No entanto, para Oliveira, pela escala dos megaeventos anteriores, os Jogos Olímpicos não têm muito potencial de efeitos econômicos positivos em longo prazo. O setor de transporte público, por exemplo, que recebeu investimentos mais vultosos, não empregará um número tão grande de pessoas, segundo ele.

Já o turismo, que corresponde a uma parcela muito pequena da receita nacional e no qual a maioria dos empregos gerados são temporários, “não foi explorado da forma como deveria”, afirma Maureen Flores:

– Nós somos um país de grandes extensões. A Austrália, similar nesse sentido, fez uma enorme campanha para ser colocada como destino turístico, uma campanha muito bem-sucedida por sinal. Nós, por outro lado, não fizemos nada. O turismo é uma atividade no Brasil muito mal coordenada e, embora seja um exercício do setor privado no mundo inteiro, depende muito das políticas públicas. Então, nós fizemos muito estudo de oferta, mas nada de demanda, o que pode ser percebido desde a Copa do Mundo de 2014.

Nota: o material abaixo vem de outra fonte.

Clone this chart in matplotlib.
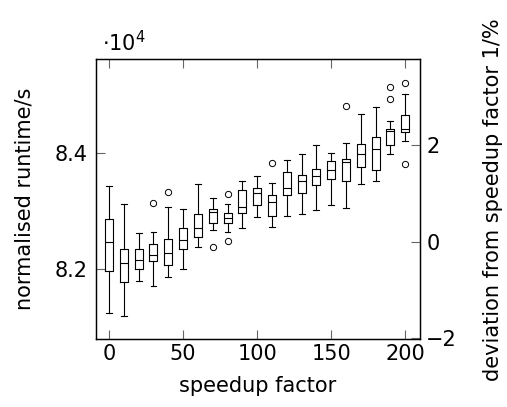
import matplotlib
matplotlib.use("Agg")
import matplotlib.pyplot as plt
from matplotlib.ticker import FuncFormatter

# Daten
speedup = [0, 10, 20, 30, 40, 50, 60, 70, 80, 90, 100,
           110, 120, 130, 140, 150, 160, 170, 180, 190, 200]
whisker_low = [81256, 81205, 81800, 81714, 81873, 82000, 82378, 82674, 82640, 82709, 82897,
               82721, 82914, 82944, 83017, 83098, 83046, 83463, 83520, 83978, 84201]
q1 = [81976, 81777, 82000, 82143, 82069, 82343, 82549, 82789, 82800, 82961, 83098,
      82909, 83275, 83304, 83441, 83554, 83520, 83760, 83703, 84132, 84360]
median = [82474, 82108, 82160, 82240, 82285, 82503, 82709, 82974, 82875, 83064, 83304,
          83155, 83395, 83520, 83600, 83703, 83846, 83973, 84058, 84377, 84401]
q3 = [82858, 82354, 82354, 82434, 82525, 82709, 82949, 83029, 82961, 83360, 83400,
      83269, 83669, 83623, 83715, 83853, 83887, 84149, 84274, 84406, 84647]
whisker_high = [83429, 83120, 82618, 82645, 83074, 83040, 83458, 83228, 83120, 83520, 83600,
                83485, 83875, 83978, 84137, 84000, 84161, 84664, 84779, 84549, 85007]
outliers = [[], [], [], [83132], [83321], [], [], [82388], [83287, 82481], [], [],
            [83818], [], [], [], [], [84806], [], [], [84926, 85132], [85200, 83801]]

ref = median[0]  # Referenz: speedup factor 1

stats = []
for i in range(len(speedup)):
    stats.append(dict(whislo=whisker_low[i], q1=q1[i], med=median[i],
                      q3=q3[i], whishi=whisker_high[i], fliers=outliers[i]))

plt.rcParams['font.family'] = ['DejaVu Sans']
plt.rcParams['font.size'] = 15

fig = plt.figure(figsize=(5.07, 4.07), dpi=100)
ax = fig.add_axes([0.1888, 0.1663, 0.6396, 0.688])

lw = 0.8
line = dict(color='black', linewidth=lw)
ax.bxp(stats, positions=speedup, widths=5.4, capwidths=4, manage_ticks=False,
       boxprops=line, whiskerprops=line, capprops=line, medianprops=line,
       flierprops=dict(marker='o', markerfacecolor='none', markeredgecolor='black',
                       markersize=4.5, markeredgewidth=0.7))

ax.set_xlim(-9, 210)
ax.set_ylim(80800, 85600)
ax.set_xticks([0, 50, 100, 150, 200])
ax.set_yticks([82000, 84000])
ax.yaxis.set_major_formatter(FuncFormatter(lambda v, p: f"{v / 1e4:.1f}"))
ax.tick_params(axis='x', direction='in', top=True, length=6.5, width=0.8,
               color='0.4', pad=3.5)
ax.tick_params(axis='y', direction='in', right=False, length=6.5, width=0.8,
               color='0.4', pad=6)
for s in ax.spines.values():
    s.set_linewidth(0.9)

ax.set_xlabel('speedup factor')
ax.set_ylabel('normalised runtime/s')
ax.xaxis.set_label_coords(0.5, -0.13)
ax.yaxis.set_label_coords(-0.19, 0.5)
ax.text(0.02, 1.03, r'$\cdot 10^{4}$', transform=ax.transAxes, fontsize=15)

# rechte Achse: Abweichung in %
ax2 = ax.twinx()
lo, hi = ax.get_ylim()
ax2.set_ylim((lo / ref - 1) * 100, (hi / ref - 1) * 100)
ax2.set_yticks([-2, 0, 2])
ax2.yaxis.set_major_formatter(FuncFormatter(lambda v, p: f"{v:.0f}".replace('-', '\u2212')))
ax2.tick_params(axis='y', direction='in', length=6.5, width=0.8, color='0.4', pad=4.5)
ax2.set_ylabel('deviation from speedup factor 1/%')
ax2.yaxis.set_label_coords(1.195, 0.5)
for s in ax2.spines.values():
    s.set_linewidth(0.9)

fig.savefig('out.png', dpi=100)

Seguindo o que aconteceu na Europa, nos Estados Unidos e na China, no Rio os investimentos em gestão urbana não atendem a grupos econômicos grandes, uma vez que atingem lugares específicos da zona urbana. A visão, defendida por Oliveira, se soma ao fato de os investimentos dos países de renda baixa serem muito maiores, pois os ricos já dispõem de estruturas previamente construídas. Esse pensamento também vai ao encontro da afirmação de Claudio Rezende:

– Em vez de usarem o Centro, onde já havia estrutura montada, o palco para as Olimpíadas ficou concentrado na Zona Oeste. Levar o investimento para a Barra, por exemplo, estica ainda mais a área e, consequentemente, o investimento é maior, pois é preciso sustentar aquela estrutura. Ou seja, os gastos financeiros são muito grandes antes e depois das instalações, dificultando o aproveitamento econômico que poderia servir como legado.